WHAT THE TASK ASKS:
Copy the data below exactly, omitting any picture it contains.

_ _ _ _ _ _ _

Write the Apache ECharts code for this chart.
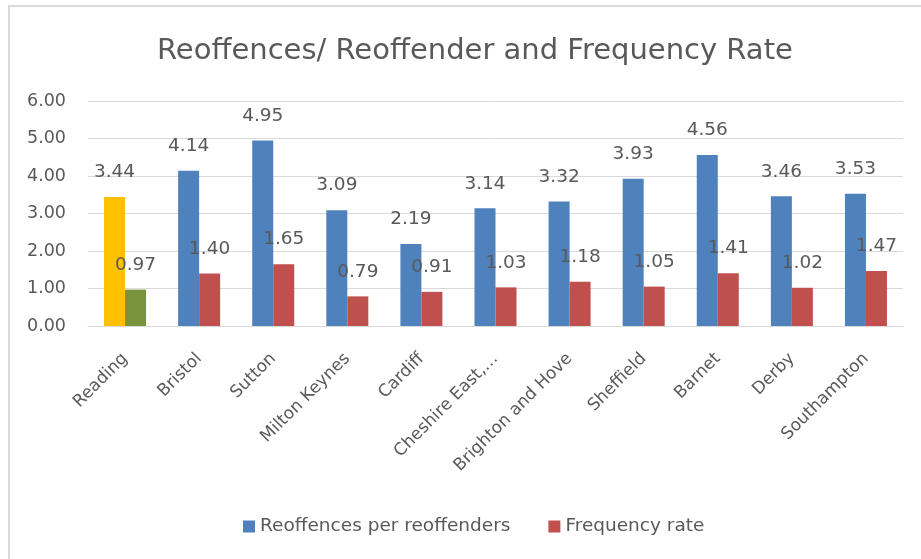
<!DOCTYPE html>
<html>
<head>
<meta charset="utf-8">
<script src="https://cdn.jsdelivr.net/npm/echarts@6/dist/echarts.min.js"></script>
<style>
  html, body { margin: 0; padding: 0; background: #fff; }
  #chart { width: 921px; height: 559px; }
</style>
</head>
<body>
<div id="chart"></div>
<script>
// Reoffending figures per area
const categories = ['Reading', 'Bristol', 'Sutton', 'Milton Keynes', 'Cardiff', 'Cheshire East,\u2026',
  'Brighton and Hove', 'Sheffield', 'Barnet', 'Derby', 'Southampton'];
const reoffencesPerReoffender = [3.44, 4.14, 4.95, 3.09, 2.19, 3.14, 3.32, 3.93, 4.56, 3.46, 3.53];
const frequencyRate = [0.97, 1.40, 1.65, 0.79, 0.91, 1.03, 1.18, 1.05, 1.41, 1.02, 1.47];
const yTicks = { min: 0, max: 6, interval: 1 };

const BLUE = '#4F81BD', RED = '#C0504D', GOLD = '#FFC000', GREEN = '#77933C';
const TEXT = '#595959', FONT = '"DejaVu Sans", "Noto Sans", sans-serif';

// Reading is highlighted with its own colours
function withHighlight(values, highlightColor) {
  return values.map((v, i) => i === 0 ? { value: v, itemStyle: { color: highlightColor } } : v);
}

const labelStyle = {
  show: true, position: 'top', distance: 15,
  color: TEXT, fontFamily: FONT, fontSize: 18.5,
  formatter: p => Number(p.value).toFixed(2)
};

const chart = echarts.init(document.getElementById('chart'), null, { renderer: 'canvas' });
chart.setOption({
  backgroundColor: '#fff',
  animation: false,
  title: {
    text: 'Reoffences/ Reoffender and Frequency Rate',
    left: 152, top: 32,
    textStyle: { color: TEXT, fontFamily: FONT, fontSize: 29, fontWeight: 'normal' }
  },
  graphic: [
    { type: 'line', shape: { x1: 8, y1: 6, x2: 921, y2: 6 }, style: { stroke: '#D9D9D9', lineWidth: 2 } },
    { type: 'line', shape: { x1: 9, y1: 6, x2: 9, y2: 559 }, style: { stroke: '#D9D9D9', lineWidth: 2 } }
  ],
  legend: {
    left: 238, top: 512,
    itemWidth: 12, itemHeight: 12, itemGap: 38,
    icon: 'rect',
    textStyle: { color: TEXT, fontFamily: FONT, fontSize: 18.5 },
    data: [
      { name: 'Reoffences per reoffenders', itemStyle: { color: BLUE } },
      { name: 'Frequency rate', itemStyle: { color: RED } }
    ]
  },
  grid: { left: 88, right: 18, top: 101, bottom: 233, containLabel: false },
  xAxis: {
    type: 'category',
    data: categories,
    axisLine: { lineStyle: { color: '#D9D9D9', width: 1 } },
    axisTick: { show: false },
    axisLabel: { rotate: 45, interval: 0, margin: 30, color: TEXT, fontFamily: FONT, fontSize: 17 }
  },
  yAxis: {
    type: 'value',
    min: yTicks.min, max: yTicks.max, interval: yTicks.interval,
    axisLine: { show: false },
    axisTick: { show: false },
    splitLine: { lineStyle: { color: '#D9D9D9', width: 1 } },
    axisLabel: { margin: 22, color: TEXT, fontFamily: FONT, fontSize: 17.5, formatter: v => v.toFixed(2) }
  },
  series: [
    {
      name: 'Reoffences per reoffenders', type: 'bar',
      data: withHighlight(reoffencesPerReoffender, GOLD),
      itemStyle: { color: BLUE },
      barWidth: 21, barGap: '0%',
      label: labelStyle
    },
    {
      name: 'Frequency rate', type: 'bar',
      data: withHighlight(frequencyRate, GREEN),
      itemStyle: { color: RED },
      barWidth: 21, barGap: '0%',
      label: labelStyle
    }
  ]
});
</script>
</body>
</html>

_ _ _ _ _ _ _

SOLUTION FOR THIS PROBLEM:
Write the Apache ECharts code for this chart.
<!DOCTYPE html>
<html>
<head>
<meta charset="utf-8">
<script src="https://cdn.jsdelivr.net/npm/echarts@6/dist/echarts.min.js"></script>
<style>
  html, body { margin: 0; padding: 0; background: #fff; }
  #chart { width: 921px; height: 559px; }
</style>
</head>
<body>
<div id="chart"></div>
<script>
// Reoffending figures per area
const categories = ['Reading', 'Bristol', 'Sutton', 'Milton Keynes', 'Cardiff', 'Cheshire East,\u2026',
  'Brighton and Hove', 'Sheffield', 'Barnet', 'Derby', 'Southampton'];
const reoffencesPerReoffender = [3.44, 4.14, 4.95, 3.09, 2.19, 3.14, 3.32, 3.93, 4.56, 3.46, 3.53];
const frequencyRate = [0.97, 1.40, 1.65, 0.79, 0.91, 1.03, 1.18, 1.05, 1.41, 1.02, 1.47];
const yTicks = { min: 0, max: 6, interval: 1 };

const BLUE = '#4F81BD', RED = '#C0504D', GOLD = '#FFC000', GREEN = '#77933C';
const TEXT = '#595959', FONT = '"DejaVu Sans", "Noto Sans", sans-serif';

// Reading is highlighted with its own colours
function withHighlight(values, highlightColor) {
  return values.map((v, i) => i === 0 ? { value: v, itemStyle: { color: highlightColor } } : v);
}

const labelStyle = {
  show: true, position: 'top', distance: 15,
  color: TEXT, fontFamily: FONT, fontSize: 18.5,
  formatter: p => Number(p.value).toFixed(2)
};

const chart = echarts.init(document.getElementById('chart'), null, { renderer: 'canvas' });
chart.setOption({
  backgroundColor: '#fff',
  animation: false,
  title: {
    text: 'Reoffences/ Reoffender and Frequency Rate',
    left: 152, top: 32,
    textStyle: { color: TEXT, fontFamily: FONT, fontSize: 29, fontWeight: 'normal' }
  },
  graphic: [
    { type: 'line', shape: { x1: 8, y1: 6, x2: 921, y2: 6 }, style: { stroke: '#D9D9D9', lineWidth: 2 } },
    { type: 'line', shape: { x1: 9, y1: 6, x2: 9, y2: 559 }, style: { stroke: '#D9D9D9', lineWidth: 2 } }
  ],
  legend: {
    left: 238, top: 512,
    itemWidth: 12, itemHeight: 12, itemGap: 38,
    icon: 'rect',
    textStyle: { color: TEXT, fontFamily: FONT, fontSize: 18.5 },
    data: [
      { name: 'Reoffences per reoffenders', itemStyle: { color: BLUE } },
      { name: 'Frequency rate', itemStyle: { color: RED } }
    ]
  },
  grid: { left: 88, right: 18, top: 101, bottom: 233, containLabel: false },
  xAxis: {
    type: 'category',
    data: categories,
    axisLine: { lineStyle: { color: '#D9D9D9', width: 1 } },
    axisTick: { show: false },
    axisLabel: { rotate: 45, interval: 0, margin: 30, color: TEXT, fontFamily: FONT, fontSize: 17 }
  },
  yAxis: {
    type: 'value',
    min: yTicks.min, max: yTicks.max, interval: yTicks.interval,
    axisLine: { show: false },
    axisTick: { show: false },
    splitLine: { lineStyle: { color: '#D9D9D9', width: 1 } },
    axisLabel: { margin: 22, color: TEXT, fontFamily: FONT, fontSize: 17.5, formatter: v => v.toFixed(2) }
  },
  series: [
    {
      name: 'Reoffences per reoffenders', type: 'bar',
      data: withHighlight(reoffencesPerReoffender, GOLD),
      itemStyle: { color: BLUE },
      barWidth: 21, barGap: '0%',
      label: labelStyle
    },
    {
      name: 'Frequency rate', type: 'bar',
      data: withHighlight(frequencyRate, GREEN),
      itemStyle: { color: RED },
      barWidth: 21, barGap: '0%',
      label: labelStyle
    }
  ]
});
</script>
</body>
</html>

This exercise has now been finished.